Just bringing the to-do's forward:

1)  Baby names - still working on it
2)  Birth plan
3)  Read Access
4)  Read dist stuff
5)  HW:
     257 videos
     257 chap 3
     257 chap 4
     257 assign2

     258 videos
     258 chap 3
     258 assign3
6)  School with May:
     Saxon
     Letter of day
     Number of day/week
     More Saxon
7)  Prep deposits
8)  Mom's dividend
9)  Set spinal doc appt
10)  Call G
11)  Call P
12)  Check bank and pay CC
13)  WIA pwork:
     SS card
     Grades
     Book receipts

So after my mom lecturing me about how I shouldn;t be so upset about the hair incident and to "get over" being mad, and my husband laughing on the phone that all four-year-olds cut their hair, things got better after the kids got home.
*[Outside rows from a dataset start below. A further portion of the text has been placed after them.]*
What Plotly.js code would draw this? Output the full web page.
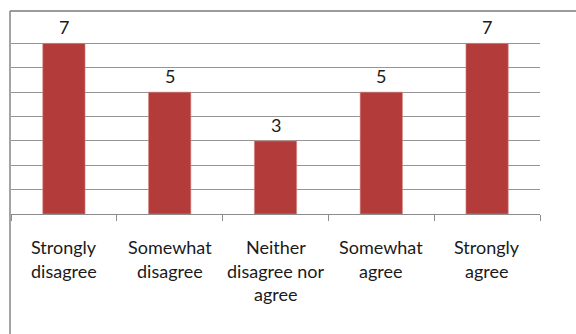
<!DOCTYPE html>
<html>
<head>
<meta charset="utf-8">
<script src="https://cdn.plot.ly/plotly-3.0.1.min.js"></script>
<style>
  html, body { margin: 0; padding: 0; background: #fff; }
  #chart { width: 576px; height: 334px; }
</style>
</head>
<body>
<div id="chart"></div>
<script>
const categories = ["Strongly disagree", "Somewhat disagree", "Neither disagree nor agree", "Somewhat agree", "Strongly agree"];
const labelLines = [["Strongly", "disagree"], ["Somewhat", "disagree"], ["Neither", "disagree nor", "agree"], ["Somewhat", "agree"], ["Strongly", "agree"]];
const values = [7, 5, 3, 5, 7];

const W = 576, H = 334;
const M = { l: 11, r: 36, t: 19, b: 120 };
const pw = W - M.l - M.r, ph = H - M.t - M.b;
const px = x => (x - M.l) / pw;
const py = y => (H - M.b - y) / ph;

const FONT = "Lato, 'Liberation Sans', sans-serif";
const TEXT_COLOR = "#1a1a1a";

const annotations = [];
values.forEach((v, i) => {
  annotations.push({
    x: categories[i], y: v, xref: "x", yref: "y",
    text: String(v), showarrow: false,
    xanchor: "center", yanchor: "middle", yshift: 16,
    font: { family: FONT, size: 18, color: TEXT_COLOR }
  });
});
labelLines.forEach((lines, i) => {
  lines.forEach((ln, j) => {
    annotations.push({
      x: categories[i], y: 0, xref: "x", yref: "y",
      text: ln, showarrow: false,
      xanchor: "center", yanchor: "middle", yshift: -33 - j * 23.5,
      font: { family: FONT, size: 18, color: TEXT_COLOR }
    });
  });
});

const shapes = [
  { type: "line", xref: "paper", yref: "paper", x0: px(10), x1: px(10), y0: py(11), y1: py(H + 2), line: { color: "#858585", width: 1.5 } },
  { type: "line", xref: "paper", yref: "paper", x0: px(10), x1: px(W + 2), y0: py(11), y1: py(11), line: { color: "#7a7a7a", width: 1.5 } }
];

const trace = {
  type: "bar",
  x: categories,
  y: values,
  marker: { color: "#B33C3B", line: { color: "#D88C8A", width: 0.6 } },
  hoverinfo: "none"
};

const layout = {
  width: W, height: H,
  margin: M,
  paper_bgcolor: "#ffffff",
  plot_bgcolor: "#ffffff",
  showlegend: false,
  bargap: 0.6,
  xaxis: {
    type: "category",
    showline: true, linecolor: "#8c8c8c", linewidth: 1,
    ticks: "outside", tickson: "boundaries", ticklen: 6, tickcolor: "#8c8c8c", tickwidth: 1,
    showticklabels: false, showgrid: false, zeroline: false, fixedrange: true
  },
  yaxis: {
    range: [0, 8], dtick: 1, tick0: 0,
    showgrid: true, gridcolor: "#959595", gridwidth: 1,
    showticklabels: false, ticks: "", zeroline: false, showline: false, fixedrange: true
  },
  annotations: annotations,
  shapes: shapes
};

Plotly.newPlot("chart", [trace], layout, { displayModeBar: false, staticPlot: true });
</script>
</body>
</html>
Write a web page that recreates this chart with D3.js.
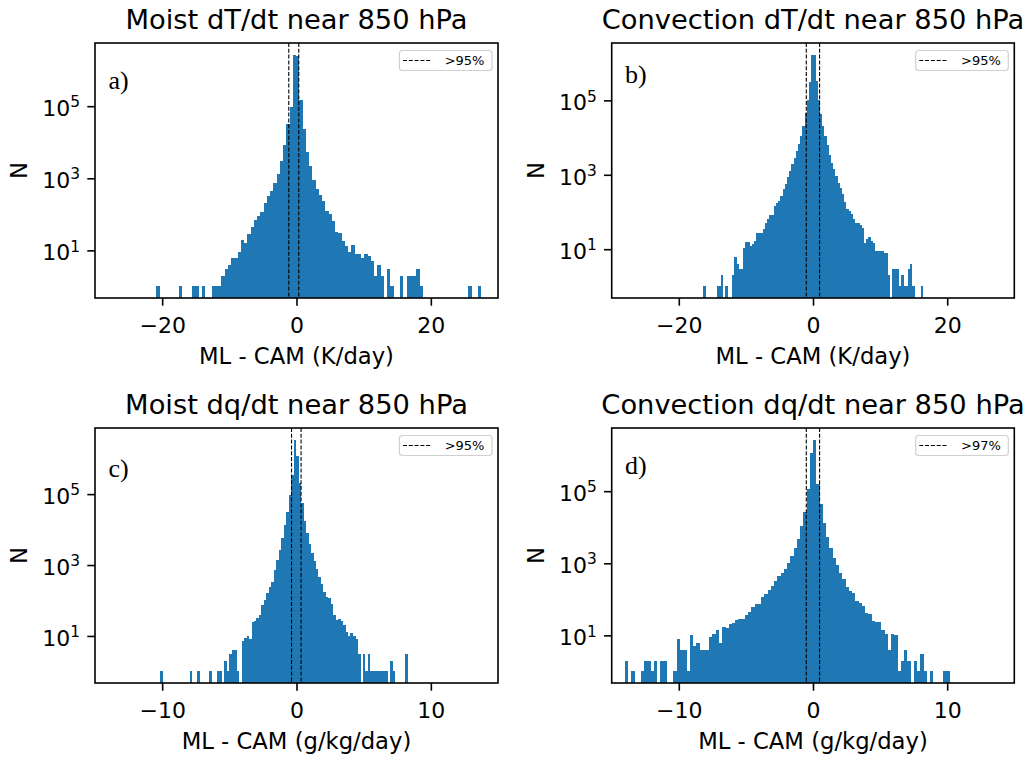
<!DOCTYPE html>
<html>
<head>
<meta charset="utf-8">
<script src="https://cdn.jsdelivr.net/npm/d3@7"></script>
<style>body{margin:0;background:#fff}</style>
</head>
<body>
<script>
'use strict';

// histogram counts, 100 equal bins per panel
const countsA = [
  1,0,0,0,0,0,0,1,0,0,
  0,1,1,0,1,0,0,1,1,1,
  2,3,4,6,6,9,19,16,29,45,
  69,89,114,208,331,455,745,1350,3100,8500,
  32000,98000,2700000,2500000,150000,24000,5400,2150,890,490,
  340,230,122,103,65,33,31,18,13,9,
  14,8,8,6,8,7,5,2,4,2,
  0,3,1,0,0,2,0,2,2,2,
  3,1,0,0,0,0,0,0,0,0,
  0,0,0,0,0,0,1,0,0,1];
const countsB = [
  1,0,0,0,0,0,1,1,2,0,
  1,0,0,2,6,4,3,3,11,16,
  16,12,14,17,28,28,28,36,52,66,
  81,81,145,170,200,270,410,550,890,1300,
  1900,2900,4300,6900,11000,21000,45000,105000,310000,1700000,
  1700000,330000,105000,42000,21000,11000,6200,3500,2100,1400,
  930,590,450,300,180,123,107,87,64,52,
  52,44,38,15,19,21,17,15,9,9,
  9,9,8,8,2,0,3,3,3,1,
  2,1,1,3,4,1,0,0,0,1];
const countsC = [
  1,0,0,0,0,0,0,0,0,0,
  0,0,1,0,0,1,0,0,0,0,
  1,0,0,1,1,0,2,1,3,4,
  4,1,0,7,9,10,8,24,26,33,
  40,74,102,158,245,338,720,1380,2650,5900,
  13500,31000,96000,350000,3450000,1170000,205000,56000,17000,7900,
  3800,2150,1300,770,470,300,176,126,118,82,
  38,28,31,26,20,13,10,12,10,8,
  3,0,3,1,3,1,1,1,1,1,
  1,1,0,2,1,0,0,0,0,3];
const countsD = [
  2,0,1,0,0,1,2,2,1,2,
  0,2,2,0,0,1,8,4,4,1,
  10,5,6,4,4,4,9,11,14,6,
  17,16,21,22,27,28,29,37,45,60,
  74,74,114,141,186,230,316,430,550,700,
  1000,1550,2700,4800,10700,26700,112000,1150000,2700000,160000,
  43000,13000,5300,2690,1400,910,540,375,215,174,
  150,88,79,64,42,39,25,23,23,14,
  11,4,11,10,1,2,4,2,0,2,
  1,3,1,0,1,0,0,0,1,1];

// first and last bin edge of each histogram
const binRanges = [[-20.88, 27.51], [-16.32, 16.41], [-10.16, 8.25], [-14.03, 10.16]];
const xDomains = [[-30, 30], [-30, 30], [-15, 15], [-15, 15]];
const xTickValues = [[-20, 0, 20], [-20, 0, 20], [-10, 0, 10], [-10, 0, 10]];
const yTickValues = [10, 1e3, 1e5];
// dashed percentile lines
const thresholds = [[-1.15, 0.34], [-1.0, 0.98], [-0.37, 0.34], [-0.5, 0.49]];
const legendLabels = ['>95%', '>95%', '>95%', '>97%'];
const titles = ['Moist dT/dt near 850 hPa', 'Convection dT/dt near 850 hPa',
                'Moist dq/dt near 850 hPa', 'Convection dq/dt near 850 hPa'];
const xLabels = ['ML - CAM (K/day)', 'ML - CAM (K/day)', 'ML - CAM (g/kg/day)', 'ML - CAM (g/kg/day)'];
const panelTags = ['a)', 'b)', 'c)', 'd)'];
const tagPos = [[-28, 3e5], [-28, 3e5], [-14, 3e5], [-14, 3e5]];

const allCounts = [countsA, countsB, countsC, countsD];

const width = 1031, height = 757;
const boxes = [
  {x0: 95, x1: 498, y0: 43, y1: 298},
  {x0: 611.7, x1: 1014.3, y0: 43, y1: 298},
  {x0: 95, x1: 498, y0: 428, y1: 683},
  {x0: 611.7, x1: 1014.3, y0: 428, y1: 683}
];
const blue = '#1f77b4';
const lw = 1.6, tickLen = 7.7;

let svg = d3.select('body').append('svg')
	.attr('width', width)
	.attr('height', height)
	.style('font-family', '"DejaVu Sans", sans-serif');

svg.append('rect').attr('width', width).attr('height', height).attr('fill', '#fff');

allCounts.forEach((counts, i) => {
	let b = boxes[i];
	let x = d3.scaleLinear().domain(xDomains[i]).range([b.x0, b.x1]);
	// matplotlib-ish log autoscale with 5% margins
	let L = Math.log10(d3.max(counts));
	let y = d3.scaleLog().domain([Math.pow(10, -0.05 * L), Math.pow(10, 1.05 * L)]).range([b.y1, b.y0]);

	let g = svg.append('g');

	let [lo, hi] = binRanges[i];
	let bw = (hi - lo) / counts.length;
	let bins = counts.map((c, k) => ({c: c, a: lo + k * bw, z: lo + (k + 1) * bw})).filter(d => d.c > 0);

	g.selectAll('rect.bar').data(bins).join('rect')
		.attr('class', 'bar')
		.attr('x', d => x(d.a))
		.attr('width', d => x(d.z) - x(d.a) + 0.2)
		.attr('y', d => y(d.c))
		.attr('height', d => b.y1 - y(d.c))
		.attr('fill', blue)
		.attr('shape-rendering', 'crispEdges');

	g.selectAll('line.thr').data(thresholds[i]).join('line')
		.attr('class', 'thr')
		.attr('x1', d => x(d)).attr('x2', d => x(d))
		.attr('y1', b.y0).attr('y2', b.y1)
		.attr('stroke', '#000')
		.attr('stroke-width', 1.1)
		.attr('stroke-dasharray', '4,1.8');

	// x axis
	let xa = g.append('g')
		.attr('transform', `translate(0,${b.y1})`)
		.call(d3.axisBottom(x).tickValues(xTickValues[i]).tickSize(tickLen).tickPadding(11.5).tickFormat(d3.format('d')));
	xa.select('.domain').remove();
	xa.selectAll('.tick line').attr('stroke', '#000').attr('stroke-width', lw);
	xa.selectAll('.tick text').attr('fill', '#000').style('font-size', '22px').style('font-family', '"DejaVu Sans"');

	// y axis with 10^n labels
	let ya = g.append('g')
		.attr('transform', `translate(${b.x0},0)`)
		.call(d3.axisLeft(y).tickValues(yTickValues).tickSize(tickLen).tickPadding(7.3).tickFormat(() => ''));
	ya.select('.domain').remove();
	ya.selectAll('.tick line').attr('stroke', '#000').attr('stroke-width', lw);
	ya.selectAll('.tick text').each(function(d) {
		let t = d3.select(this)
			.attr('fill', '#000')
			.attr('dy', '0.42em')
			.style('font-size', '22px')
			.style('font-family', '"DejaVu Sans"');
		t.append('tspan').text('10');
		t.append('tspan').attr('dy', -8.6).style('font-size', '15.4px').text(Math.round(Math.log10(d)));
	});

	// frame
	g.append('rect')
		.attr('x', b.x0).attr('y', b.y0)
		.attr('width', b.x1 - b.x0).attr('height', b.y1 - b.y0)
		.attr('fill', 'none').attr('stroke', '#000').attr('stroke-width', lw);

	// panel tag
	g.append('text')
		.attr('x', x(tagPos[i][0]))
		.attr('y', y(tagPos[i][1]))
		.style('font-family', '"Liberation Serif", serif')
		.style('font-size', '26px')
		.text(panelTags[i]);

	// legend
	let lx = b.x1 - 6 - 92.6, ly = b.y0 + 7.5;
	g.append('rect')
		.attr('x', lx).attr('y', ly).attr('width', 92.6).attr('height', 20)
		.attr('rx', 3)
		.attr('fill', '#fff').attr('fill-opacity', 0.8)
		.attr('stroke', '#d0d0d0').attr('stroke-width', 1.2);
	g.append('line')
		.attr('x1', lx + 3.6).attr('x2', lx + 32.6)
		.attr('y1', ly + 10).attr('y2', ly + 10)
		.attr('stroke', '#000').attr('stroke-width', 1.1)
		.attr('stroke-dasharray', '4,1.8');
	g.append('text')
		.attr('x', lx + 45.3).attr('y', ly + 10)
		.attr('dy', '0.35em')
		.style('font-size', '13px')
		.text(legendLabels[i]);

	// title and labels
	g.append('text')
		.attr('x', (b.x0 + b.x1) / 2).attr('y', b.y0 - 14.5)
		.attr('text-anchor', 'middle')
		.style('font-size', '27.3px')
		.text(titles[i]);
	g.append('text')
		.attr('x', (b.x0 + b.x1) / 2).attr('y', b.y1 + 66)
		.attr('text-anchor', 'middle')
		.style('font-size', '22.7px')
		.text(xLabels[i]);
	g.append('text')
		.attr('transform', `translate(${b.x0 - 68},${(b.y0 + b.y1) / 2}) rotate(-90)`)
		.attr('text-anchor', 'middle')
		.style('font-size', '22.7px')
		.text('N');
});
</script>
</body>
</html>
First, the mom thing is a constant irritation.  She is always trying to act like she knows so much and is so perfect as a [parent when she really doesn't, since when she gets upset with the kids (after less reason than I have put up with) she will be worse than I am.  Also, considering I have had four (soon five) children plus a step- situiation and she only had two kids 10 years apart (essentially two only children) and my grandparents took care of me for much of the time, she really doesn't have the experience or knowledge I do.  So I don't worry too much about what she says, though I do consider it before I decide its worth.

Also, when he actually SAW the damage from the scissors, spouse was much less amused, though he hid it well from me.  I could tell from his little comments to May, though, that he was not happy about it and was going to be sure to remind her of her folly regularly for a little while.

This made me feel better.  I ended up working with May after dinner on some schoolwork and played our shape matrix game that she loves.  It ended up a pleasane evening, and she even went to bed with little fuss.

I'm not sure, but maybe the Wrath of Mom sank in on her this time.